How to prove element addition is injective for a cubical finite multi set?

Question

I'm playing around with the type of finite multisets as defined in the cubical standard library here: https://github.com/agda/cubical/blob/0d272ccbf6f3b142d1b723cead28209444bc896f/Cubical/HITs/FiniteMultiset/Base.agda#L15

data FMSet (A : Type ℓ) : Type ℓ where
  []    : FMSet A
  _∷_   : (x : A) → (xs : FMSet A) → FMSet A
  comm  : ∀ x y xs → x ∷ y ∷ xs ≡ y ∷ x ∷ xs
  trunc : isSet (FMSet A)

I was able to reproduce the proofs for count extensionality and one of my lemmas I showed that you can remove a element from both sides of an equality and keep the equality.

It was similar to this one: https://github.com/agda/cubical/blob/0d272ccbf6f3b142d1b723cead28209444bc896f/Cubical/HITs/FiniteMultiset/Properties.agda#L183

 remove1-≡-lemma : ∀ {a} {x} xs → a ≡ x → xs ≡ remove1 a (x ∷ xs)
 remove1-≡-lemma {a} {x} xs a≡x with discA a x
 ...                            | yes _   = refl
 ...                            | no  a≢x = ⊥.rec (a≢x a≡x)

My proofs weren't using the same syntax but in the core libraries syntax it was

 cons-path-lemma : ∀ {x} xs ys → (x ∷ xs) ≡ (x ∷ ys) → xs ≡ ys

where the proof is using remove1-≡-lemma path composed on both side of a path which is the argument path functionally composed with remove1 x.

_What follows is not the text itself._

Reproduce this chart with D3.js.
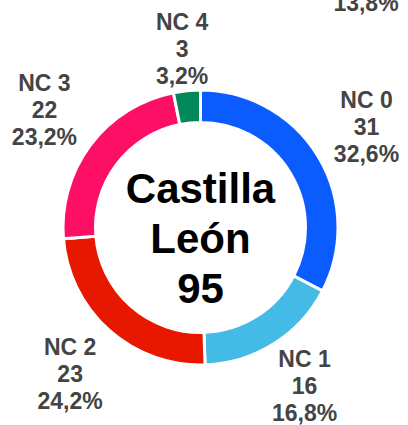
<!DOCTYPE html>
<html>
<head>
<meta charset="utf-8">
<script src="https://cdn.jsdelivr.net/npm/d3@7"></script>
<style>
  html, body { margin: 0; padding: 0; background: #fff; }
  svg { display: block; font-family: "Liberation Sans", Arial, sans-serif; }
</style>
</head>
<body>
<div id="chart"></div>
<script>
const categories = ["NC 0", "NC 1", "NC 2", "NC 3", "NC 4"];
const values = [31, 16, 23, 22, 3];
const colors = ["#0b5cff", "#44bae6", "#e81800", "#fd0f66", "#00885a"];
const titleLines = ["Castilla", "León"];
// cut-off label of the neighbouring chart, visible at the top edge
const strayLabel = "13,8%";

const width = 408, height = 425;
const cx = 200.5, cy = 227.5;
const outerR = 137.5, innerR = 105;

const total = d3.sum(values);
const data = categories.map((c, i) => ({ name: c, value: values[i], color: colors[i] }));

const svg = d3.select("#chart").append("svg")
  .attr("width", width)
  .attr("height", height);

const g = svg.append("g").attr("transform", `translate(${cx}, ${cy})`);

const pie = d3.pie().sort(null).value(d => d.value);
const arc = d3.arc().innerRadius(innerR).outerRadius(outerR);
const arcs = pie(data);

g.selectAll("path.slice")
  .data(arcs)
  .enter()
  .append("path")
  .attr("class", "slice")
  .attr("d", arc)
  .attr("fill", d => d.data.color)
  .attr("stroke", "#fff")
  .attr("stroke-width", 3);

// labels: push a 3-line box out along the mid angle until it clears the ring,
// then keep it inside the drawing area
const fmt = v => d3.format(".1f")(v).replace(".", ",") + "%";
const lineH = 27, fontSize = 23;
const clearR = 148;
const capH = 16.5;
const halfH = (2 * lineH + capH) / 2;

const labels = g.selectAll("g.label")
  .data(arcs)
  .enter()
  .append("g")
  .attr("class", "label");

labels.each(function (d) {
  const a = (d.startAngle + d.endAngle) / 2;
  const dx = Math.sin(a), dy = -Math.cos(a);
  const lines = [d.data.name, String(d.data.value), fmt(d.value / total * 100)];
  const sel = d3.select(this);
  const t = sel.append("text")
    .attr("text-anchor", "middle")
    .attr("font-size", fontSize)
    .attr("font-weight", "bold")
    .attr("fill", "#444");
  lines.forEach((l, i) => {
    t.append("tspan").attr("x", 0).attr("y", i * lineH).text(l);
  });
  const halfW = t.node().getBBox().width / 2;
  const dist = clearR + Math.abs(dx) * halfW + Math.abs(dy) * halfH;
  // block centre in page coordinates
  let px = cx + dx * dist, py = cy + dy * dist;
  px = Math.max(halfW + 4, Math.min(width - 4 - halfW, px));
  py = Math.max(13 + halfH, Math.min(421 - halfH, py));
  const firstBase = py - halfH + capH;
  sel.attr("transform", `translate(${px - cx}, ${firstBase - cy})`);
});

// centre title
const title = g.append("text")
  .attr("text-anchor", "middle")
  .attr("font-size", 42)
  .attr("font-weight", "bold")
  .attr("fill", "#000");
titleLines.concat([String(total)]).forEach((l, i) => {
  title.append("tspan").attr("x", 0).attr("y", -25 + i * 50).text(l);
});

svg.append("text")
  .attr("x", 366)
  .attr("y", 11)
  .attr("text-anchor", "middle")
  .attr("font-size", fontSize)
  .attr("font-weight", "bold")
  .attr("fill", "#444")
  .text(strayLabel);
</script>
</body>
</html>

This requires the type of the values to have decidable equality as remove1 doesn't make sense without it. But the lemma itself doesn't mention decidable equality, and so I thought I would try to prove it without having that as a hypothesis. Its now a week later and I'm at my wits end because this seems so 'obvious' but so stubborn to prove.

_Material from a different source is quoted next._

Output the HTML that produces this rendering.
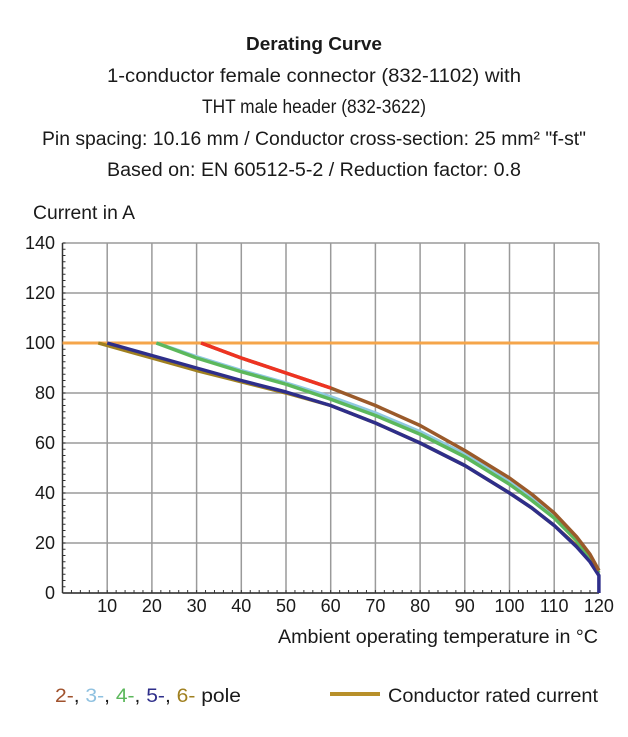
<!DOCTYPE html>
<html><head><meta charset="utf-8"><style>
html,body{margin:0;padding:0;background:#fff;width:628px;height:737px;overflow:hidden}
text{font-family:"Liberation Sans Narrow","Liberation Sans",sans-serif;fill:#1a1a1a}
</style></head><body>
<svg id="chart" width="628" height="737" viewBox="0 0 628 737" xmlns="http://www.w3.org/2000/svg">
<g>
<text x="314" y="50" text-anchor="middle" font-size="18" font-weight="bold" textLength="136" lengthAdjust="spacingAndGlyphs">Derating Curve</text>
<text x="314" y="82" text-anchor="middle" font-size="19" textLength="414" lengthAdjust="spacingAndGlyphs">1-conductor female connector (832-1102) with</text>
<text x="314" y="113" text-anchor="middle" font-size="19" textLength="224" lengthAdjust="spacingAndGlyphs">THT male header (832-3622)</text>
<text x="314" y="145" text-anchor="middle" font-size="19" textLength="544" lengthAdjust="spacingAndGlyphs">Pin spacing: 10.16 mm / Conductor cross-section: 25 mm² "f-st"</text>
<text x="314" y="176" text-anchor="middle" font-size="19" textLength="414" lengthAdjust="spacingAndGlyphs">Based on: EN 60512-5-2 / Reduction factor: 0.8</text>
</g>
<text x="33" y="219" font-size="19" textLength="102" lengthAdjust="spacingAndGlyphs">Current in A</text>
<text x="278" y="643" font-size="19" textLength="320" lengthAdjust="spacingAndGlyphs">Ambient operating temperature in °C</text>
<g id="grid"></g><g id="axes"></g><g id="series"></g>
<g>
<text x="55" y="702" font-size="19" textLength="186" lengthAdjust="spacingAndGlyphs"><tspan fill="#a0522d">2-</tspan><tspan>, </tspan><tspan fill="#8fc1e0">3-</tspan><tspan>, </tspan><tspan fill="#5cb85c">4-</tspan><tspan>, </tspan><tspan fill="#2e2e8a">5-</tspan><tspan>, </tspan><tspan fill="#a08020">6-</tspan><tspan>  pole</tspan></text>
<line x1="330" y1="694" x2="380" y2="694" stroke="#b8902a" stroke-width="4"/>
<text x="388" y="702" font-size="19" textLength="210" lengthAdjust="spacingAndGlyphs">Conductor rated current</text>
</g>
</svg>
<script>
const xTicks=[10,20,30,40,50,60,70,80,90,100,110,120];
const yTicks=[0,20,40,60,80,100,120,140];
const ratedCurrent=100;
const temps6=[8,20,30,40,50,60,70,80,90,100,105,110,115,118,120];
const vals6=[100,94,89,84.5,80,75,68,60,51,40,34,27,19,13,8];
const temps5=[10,20,30,40,50,60,70,80,90,100,105,110,115,118,120,120];
const vals5=[100,95,90,85,80.4,75,68,60,51,40,34,27,18.5,12.5,7,0];
const temps4=[21,30,40,50,60,70,80,90,100,105,110,115,118,120];
const vals4=[100,94,88.5,83.5,77.5,71,63.5,54.5,43.5,37,30,21,14,8];
const temps3=[21,30,40,50,60,70,80,90,100,105,110,115,118,120];
const vals3=[100,94.5,89,84,78.5,72,64.5,55.5,44.5,38,31,22,15,9];
const temps2=[31,40,50,60,70,80,90,100,105,110,115,118,120];
const vals2=[100,94,88,82,75,67,57,46,39.5,32,22.5,15.5,9];
const X=v=>62.5+v*4.47, Y=v=>593-v*2.5;
const NS="http://www.w3.org/2000/svg";
function mk(tag,parent,attrs){const e=document.createElementNS(NS,tag);for(const k in attrs)e.setAttribute(k,attrs[k]);parent.appendChild(e);return e;}
const grid=document.getElementById('grid'),axes=document.getElementById('axes'),ser=document.getElementById('series');
xTicks.forEach(t=>{const l=mk('line',grid,{x1:X(t),x2:X(t),y1:Y(140),y2:Y(0),stroke:'#9a9a9a','stroke-width':1.5});


const tx=mk('text',axes,{x:X(t),y:612,'font-size':18,'text-anchor':'middle'});tx.textContent=t;

});
yTicks.forEach(t=>{const l=mk('line',grid,{x1:X(0),x2:X(120),y1:Y(t),y2:Y(t),stroke:'#9a9a9a','stroke-width':1.5});


const tx=mk('text',axes,{x:55,y:Y(t)+6,'font-size':18,'text-anchor':'end'});tx.textContent=t;

});
for(let v=0;v<=140;v+=2.5){mk('line',axes,{x1:X(0),x2:X(0)+3,y1:Y(v),y2:Y(v),stroke:'#333','stroke-width':1});}
for(let v=0;v<=120;v+=2){mk('line',axes,{x1:X(v),x2:X(v),y1:Y(0),y2:Y(0)-3,stroke:'#333','stroke-width':1});}
const ya=mk('line',axes,{x1:X(0),x2:X(0),y1:Y(140),y2:Y(0),stroke:'#333','stroke-width':1.5});


const xa=mk('line',axes,{x1:X(0),x2:X(120),y1:Y(0),y2:Y(0),stroke:'#333','stroke-width':1.5});


const rl=mk('line',ser,{x1:X(0),x2:X(120),y1:Y(ratedCurrent),y2:Y(ratedCurrent),stroke:'#f5a54a','stroke-width':3});


function draw(ts,vs,color,name){const p=mk('polyline',ser,{points:ts.map((t,i)=>X(t)+','+Y(vs[i])).join(' '),fill:'none',stroke:color,'stroke-width':3.5,'stroke-linejoin':'round'});

}
draw(temps6,vals6,'#a08020','series-6-pole');
draw(temps3,vals3,'#8fc8e0','series-3-pole');
draw(temps4,vals4,'#5cb85c','series-4-pole');
draw(temps5,vals5,'#2e2e8a','series-5-pole');
draw(temps2,vals2,'#9a5a2a','series-2-pole');
draw(temps2.slice(0,4),vals2.slice(0,4),'#ee3322','series-2-pole-start');
</script>
</body></html>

I'm thinking that my intuition about this being provable may be coming from my classical math background, and so it doesn't follow constructively/contiuously.

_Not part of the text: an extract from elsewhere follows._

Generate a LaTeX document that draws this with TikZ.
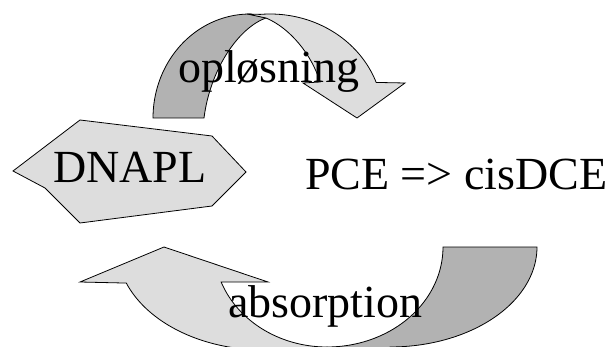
\documentclass[tikz,border=0pt]{standalone}
\usepackage{fontspec}
\setmainfont{Liberation Serif}
\definecolor{bandlight}{HTML}{DDDDDD}
\definecolor{banddark}{HTML}{B2B2B2}
\begin{document}
\begin{tikzpicture}[x=1pt,y=-1pt,
  lightfill/.style={fill=bandlight,draw=black,line width=0.8pt,line join=miter},
  darkfill/.style={fill=banddark,draw=black,line width=0.8pt,line join=miter},
  label/.style={inner sep=0pt,outer sep=0pt,anchor=base west,font=\fontsize{46}{55}\selectfont}]
\useasboundingbox (0,0) rectangle (612,347);
\clip (0,0) rectangle (612,347);
% top curved arrow (oploesning)
\path[darkfill] (153,118) -- plot[domain=180:90,samples=50] ({250+97*cos(\x)},{118-104*sin(\x)})
  -- (266,18) .. controls (238,28) and (210,70) .. (204,118) -- cycle;
\path[lightfill] (266,18) -- (247,14) -- plot[domain=95:20,samples=50] ({270+113*cos(\x)},{118-104*sin(\x)})
  -- (405,83) -- (357,118) -- (303,83) -- (320,82) .. controls (312,55) and (290,28) .. (266,18) -- cycle;
% bottom curved arrow (absorption)
\path[darkfill] (443,247) -- (537,247) -- plot[domain=0:90,samples=50] ({390+147*cos(\x)},{247+100*sin(\x)})
  -- (390,370) -- (327,370) -- plot[domain=90:0,samples=50] ({327+116*cos(\x)},{247+100*sin(\x)}) -- cycle;
\path[lightfill] (80,282) -- (164,247) -- (268,282) -- (222,282)
  -- plot[domain=20.5:90,samples=50] ({327-113*cos(\x)},{247+100*sin(\x)})
  -- (327,370) -- (264,370)
  -- plot[domain=90:20.5,samples=50] ({264-147*cos(\x)},{247+103*sin(\x)}) -- cycle;
% DNAPL polygon
\path[lightfill] (80,120) -- (212,136) -- (246,172) -- (212,206) -- (80,223) -- (45,188) -- (13,171) -- cycle;
% texts
\node[label] (dnapl) at (53,183) {DNAPL};
\node[label] (pce) at (305,190) {PCE => cisDCE};
\node[label] (oplos) at (178,83) {opløsning};
\node[label] (absorp) at (228,317) {absorption};
\end{tikzpicture}
\end{document}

So my question is: Is this provable with no assumptions on the element type? If so what would the general structure of the proof look like, I have had trouble getting proofs that want to induct over the two FMSets simultaneously to work (as I'm mostly guessing when trying to get paths to line up as necessary). If it is not provable with no assumptions, is it possible to show that it is equivalent in some form to the necessary assumptions?

Answer 1

I can't offer a proof but an argument why it should be provable without assuming decidability. I think finite multisets can be represented as functions Fin n -> A and equality between multisets f and g is given by a permutation phi : Fin n ~ Fin n, (that is invertible functions on Fin n) such that f o phi = g. Now

(a :: f) 0 = a (a :: f) (suc i) = f i

If phi : Fin (suc n) ~ Fin (suc n) proves that a :: f = a :: g you can construct a psi : Fin n ~ Fin n which proves that f = g. If phi 0 = 0 then psi n = phi (suc n) otherwise you have to obtain psi by assigning phi^-1 0 to phi 0. However this case analysis is on Fin n.

I think representing the permutation group by swapping adjacent elements is just an inconvenient representation for this problem.